For safety in stores, buy big. At the top of the pile is Marks & Spencer, ploughing on come rain or shine. The shares are rarely a star turn, underperforming the market by around one tenth in five years, made worse recently by a slightly disappointing Christmas trading statement. But Marks remains rock solid. Size, solidity and management strength means Marks easily weathered the year that it got its women's fashion ranges badly wrong back in the 1980s. It has also finally absorbed the poorly timed and over- priced $750m acquisition of Brooks Brothers of the United States in 1988. Representing just less than 30 per cent of the whole sector by market capitalisation, Marks is a core holding.

But even M&S has had to face up to the more competitive atmosphere in retailing in the 1990s. According to Robert Clark, of Corporate Intelligence on Retailing, competition is the watchword of the decade. Until a couple of years ago it was relatively easy for the bigger groups to grab market share from their smaller rivals. "Now we have the most concentrated retail scene in Europe, arguably in the world. You have got three or four big retailers which dominate each sector and have done for a while."

On top of that, for the first time in at least a generation, may-be two, retailers are having to operate without the easy background of regular price rises. Corporate Intelligence figures show price inflation probably slowed to just 1 per cent last year. This has set the giants against each other as they battle for the high street. The scars are clear at WH Smith and John Menzies, two groups whose big market share in areas such as newspapers and stationery should put them at an advantage. Instead, they are suffering as supermarket groups cream off their more lucrative lines and leave them with the dross.

Indeed, the other big retailing story of the past 15 years has been the rise and rise of the supermarkets at the expense of other forms of shopping. Led by Tesco and J Sainsbury, they have quickly moved on from squeezing the traditional corner shop to routing home-grown food discount chains such as Kwik Save. The war has now turned to continental super-discounters such as Aldi, Netto and the like, where the big four supermarket chains seem to be holding their own. Even so, competition and falling inflation have hit margins, which have probably tumbled by as much as a quarter since the last decade. These pressures are forcing the supermarkets into the territory of other retailers such as WH Smith and Menzies. It is a sign of the times that George Davies has made a second fortune selling clothes through Asda.
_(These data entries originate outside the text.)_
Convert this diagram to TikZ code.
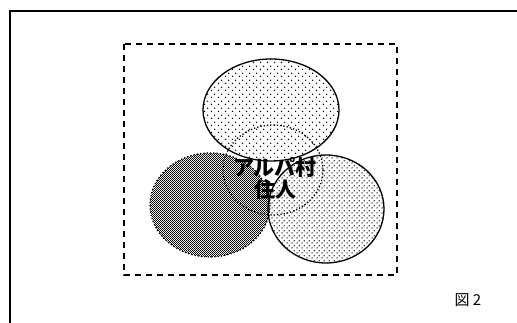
\documentclass[tikz,border=0pt]{standalone}
\usepackage{fontspec}
\usepackage{tikz}
\usetikzlibrary{patterns,patterns.meta}
\newfontfamily\jpfont{Noto Sans CJK JP}
\tikzdeclarepattern{name=sparsedots, bounding box={(0pt,0pt) and (7pt,7pt)}, tile size={(7pt,7pt)},
  code={\fill (1.75pt,1.75pt) circle (0.85pt); \fill (5.25pt,5.25pt) circle (0.85pt);}}
\tikzdeclarepattern{name=densedots, bounding box={(0pt,0pt) and (4.6pt,4.6pt)}, tile size={(4.6pt,4.6pt)},
  code={\fill (1.15pt,1.15pt) circle (0.75pt); \fill (3.45pt,3.45pt) circle (0.75pt);}}
\tikzdeclarepattern{name=darkdots, bounding box={(0pt,0pt) and (2.4pt,2.4pt)}, tile size={(2.4pt,2.4pt)},
  code={\fill (0.6pt,0.6pt) circle (0.7pt); \fill (1.8pt,1.8pt) circle (0.7pt);}}
\tikzset{
  frame/.style={line width=2pt},
  areabox/.style={dashed, dash pattern=on 6pt off 5pt, line width=1.4pt},
  group/.style={line width=1.3pt},
  villager/.style={font=\jpfont\bfseries\fontsize{21}{22}\selectfont, align=center, inner sep=0pt}
}
\begin{document}
\begin{tikzpicture}[x=1pt,y=-1pt]
\useasboundingbox (0,0) rectangle (517,323);
\clip (0,0) rectangle (517,323);
% outer frame
\draw[frame] (10,11) rectangle (540,345);
% area
\draw[areabox] (124,44) rectangle (397,275);
% three groups
\draw[group, pattern=sparsedots] (271,110) ellipse [x radius=68, y radius=51];
\draw[group, dotted, pattern=darkdots] (210,205) ellipse [x radius=60, y radius=52];
\draw[group, pattern=densedots] (326,209) ellipse [x radius=58, y radius=54];
% villagers
\draw[group, dotted] (273,170) ellipse [x radius=50, y radius=45];
\node[villager] (alpa) at (275,178) {アルパ村\\住人};
\node[font=\jpfont\fontsize{15}{17}\selectfont, anchor=west] (fig) at (451,300) {図 2};
\end{tikzpicture}
\end{document}
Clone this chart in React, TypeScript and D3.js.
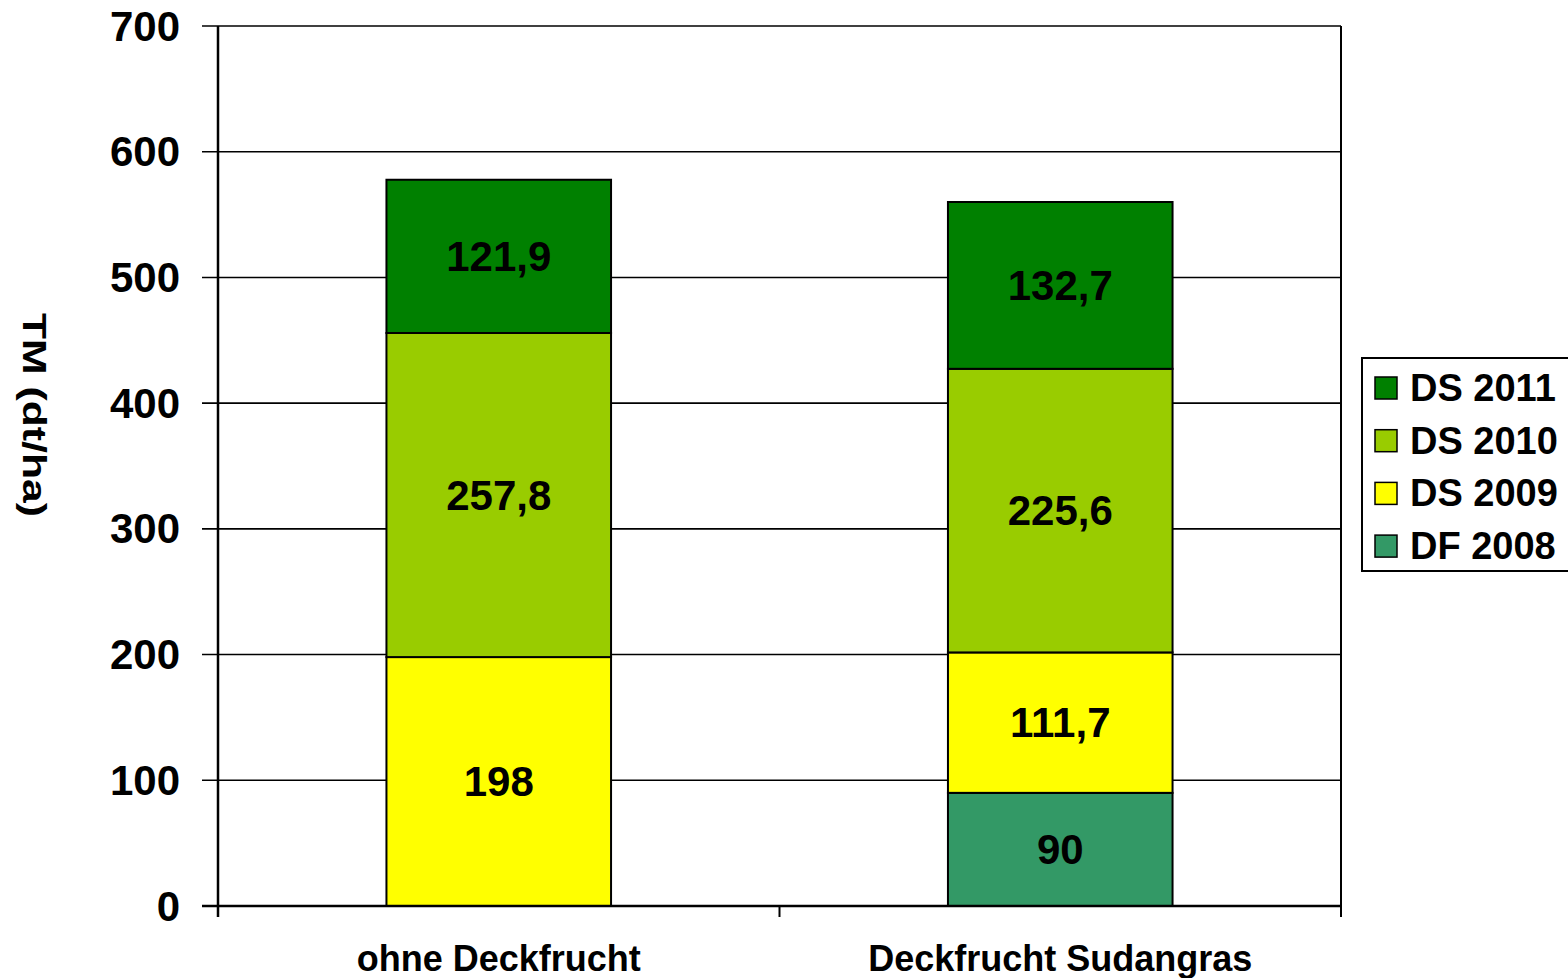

Supermarket shares have done well during the current Asian turmoil. Regarded as mature businesses, their solidly domestic earnings provide a safe haven from overseas storms. Asda proved to be a rare growth stock in the sector in the 1990s, but Asda apart, there is now an element of Buggins' turn about investing in the food chains. Sainsbury, having been top dog in the 1980s and early 1990s, is only now fighting back against the supremacy of Tesco.

So investing in retailers can be fun and highly rewarding, even for growth stock hunters. But the risks are high, particularly among the small fry, where a catwalk star can become a fashion victim overnight. And bear in mind that even the big groups stumble. Despite strenuous attempts at resuscitation, shares in Sears, once Britain's biggest shoe seller (and owner of Selfridge's), are currently languishing at a 15-year low.